Наши русские чиновники - стр. 8
«Я брат твой», – звенят в сознании гоголевского молодого человека слова, которые он будто бы слышал от Башмачкина, обижаемого департаментскими шутниками. «Ну, как, брат Забежкин? – спрашивает в минуту прозрения вытеснивший его из жизни, из сердца Домны Павловны владелец козы. – Ну, терпи, терпи. Русскому человеку невозможно, чтоб не терпеть. Терпи, брат Забежкин».
Подзаголовок «Дьяволиады» (1923) Мих. Булгакова – «Повесть о том, как двойники погубили делопроизводителя» – тоже провоцирует на воспоминания о Гоголе, Достоевском и еще глубже – Гофмане и других романтиках. Какие-то конкретные детали и эпизоды повести можно истолковать в умеренно сатирическом ключе. Герой, несчастный маленький человек, смиренный делопроизводитель Коротков служит в Главцентрбазспимате (вот они, неудобоваримые сокращения новой советской эпохи), получает жалованье натурой, видит страшный сон (тоже шар, но совсем другой, увидит в конце «Белой гвардии» Петька Щеглов), встречает загадочного черного кота (ранний предшественник Бегемота), теряет работу и рассудок от пережитых испытаний, а в финале гибнет, так и не поняв, что появляющийся перед ним в самых неожиданных местах начальник Кальсонер имеет брата-близнеца.
Но история делопроизводителя здесь – только повод. В очерке «Столица в блокноте» Булгаков упоминает о «сверхъестественной гофмановской быстроте». Похожий принцип лежит в основе «Дьяволиады». Не случайно рецензировавший «Дьяволиаду» Е. Замятин отметил, прежде всего, «быструю, как в кино, смену картин».

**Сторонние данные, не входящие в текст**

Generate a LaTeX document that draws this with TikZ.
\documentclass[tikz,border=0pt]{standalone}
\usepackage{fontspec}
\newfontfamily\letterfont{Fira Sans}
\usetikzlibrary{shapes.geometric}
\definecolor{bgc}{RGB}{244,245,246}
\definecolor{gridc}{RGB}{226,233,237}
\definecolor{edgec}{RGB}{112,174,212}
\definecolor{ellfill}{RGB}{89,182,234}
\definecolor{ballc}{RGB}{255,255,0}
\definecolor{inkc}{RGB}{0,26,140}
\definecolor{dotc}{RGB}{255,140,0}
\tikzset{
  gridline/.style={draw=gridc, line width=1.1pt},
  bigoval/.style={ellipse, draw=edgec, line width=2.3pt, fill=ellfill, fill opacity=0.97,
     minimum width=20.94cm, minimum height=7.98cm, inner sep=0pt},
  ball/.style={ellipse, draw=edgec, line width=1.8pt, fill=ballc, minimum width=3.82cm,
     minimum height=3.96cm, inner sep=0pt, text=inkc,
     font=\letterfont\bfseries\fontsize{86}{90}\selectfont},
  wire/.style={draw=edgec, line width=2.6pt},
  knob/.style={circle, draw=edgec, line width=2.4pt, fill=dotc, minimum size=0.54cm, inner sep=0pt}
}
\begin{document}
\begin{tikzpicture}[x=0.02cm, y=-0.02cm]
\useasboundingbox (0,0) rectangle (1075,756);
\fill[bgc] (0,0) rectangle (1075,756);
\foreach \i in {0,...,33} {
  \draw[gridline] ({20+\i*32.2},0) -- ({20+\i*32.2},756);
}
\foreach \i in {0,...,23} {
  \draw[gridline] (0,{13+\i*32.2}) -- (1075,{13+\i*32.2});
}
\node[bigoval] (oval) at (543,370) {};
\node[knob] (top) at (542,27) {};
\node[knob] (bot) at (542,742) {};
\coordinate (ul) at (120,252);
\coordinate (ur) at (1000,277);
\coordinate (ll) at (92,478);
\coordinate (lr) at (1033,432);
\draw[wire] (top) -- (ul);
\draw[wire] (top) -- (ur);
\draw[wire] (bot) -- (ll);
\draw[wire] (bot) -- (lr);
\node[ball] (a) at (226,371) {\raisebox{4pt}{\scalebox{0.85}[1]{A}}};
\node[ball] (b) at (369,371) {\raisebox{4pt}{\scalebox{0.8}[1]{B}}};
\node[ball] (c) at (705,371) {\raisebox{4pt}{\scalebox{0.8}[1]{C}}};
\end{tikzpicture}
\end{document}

Фабула повести заменяет тему, динамика «картин» оказывается важнее их смысла, а композиционная организация отодвигает в сторону подразумевающуюся гуманную мысль.
«Пантелеймон и Коротков расступились; дверь распахнулась, и по коридору понесся Кальсонер в фуражке и с портфелем под мышкой. Пантелеймон впритруску побежал за ним, а за Пантелеймоном, немного поколебавшись, кинулся Коротков. На повороте коридора Коротков, бледный и взволнованный, проскочил под руками Пантелеймона, обогнал Кальсонера и побежал перед ним задом» – и т. д. (глава 4).
Нагнетание синонимических глаголов движения (их в этом эпизоде около двух десятков) приобретает какой-то азартно-соревновательный характер. Булгаков словно стремится не просто усвоить, а даже превзойти рваный монтаж кинопогони, на котором строились как комическая, так и приключенческая фильма.
Аналогично построен и финал. Какофония звуков (треск выстрелов, стук биллиардных шаров, звон разбитых стекол, крики преследователей), неожиданный «родченковский ракурс» («Коротков подскочил к парапету, влез на него и глянул вниз. Сердце его замерло. Открылись перед ним кровли домов, казавшихся приплюснутыми и маленькими, площадь, по которой ползали трамваи и жучки-народ…») заставляют почти забыть о том, что происходит с потерявшим разум героем.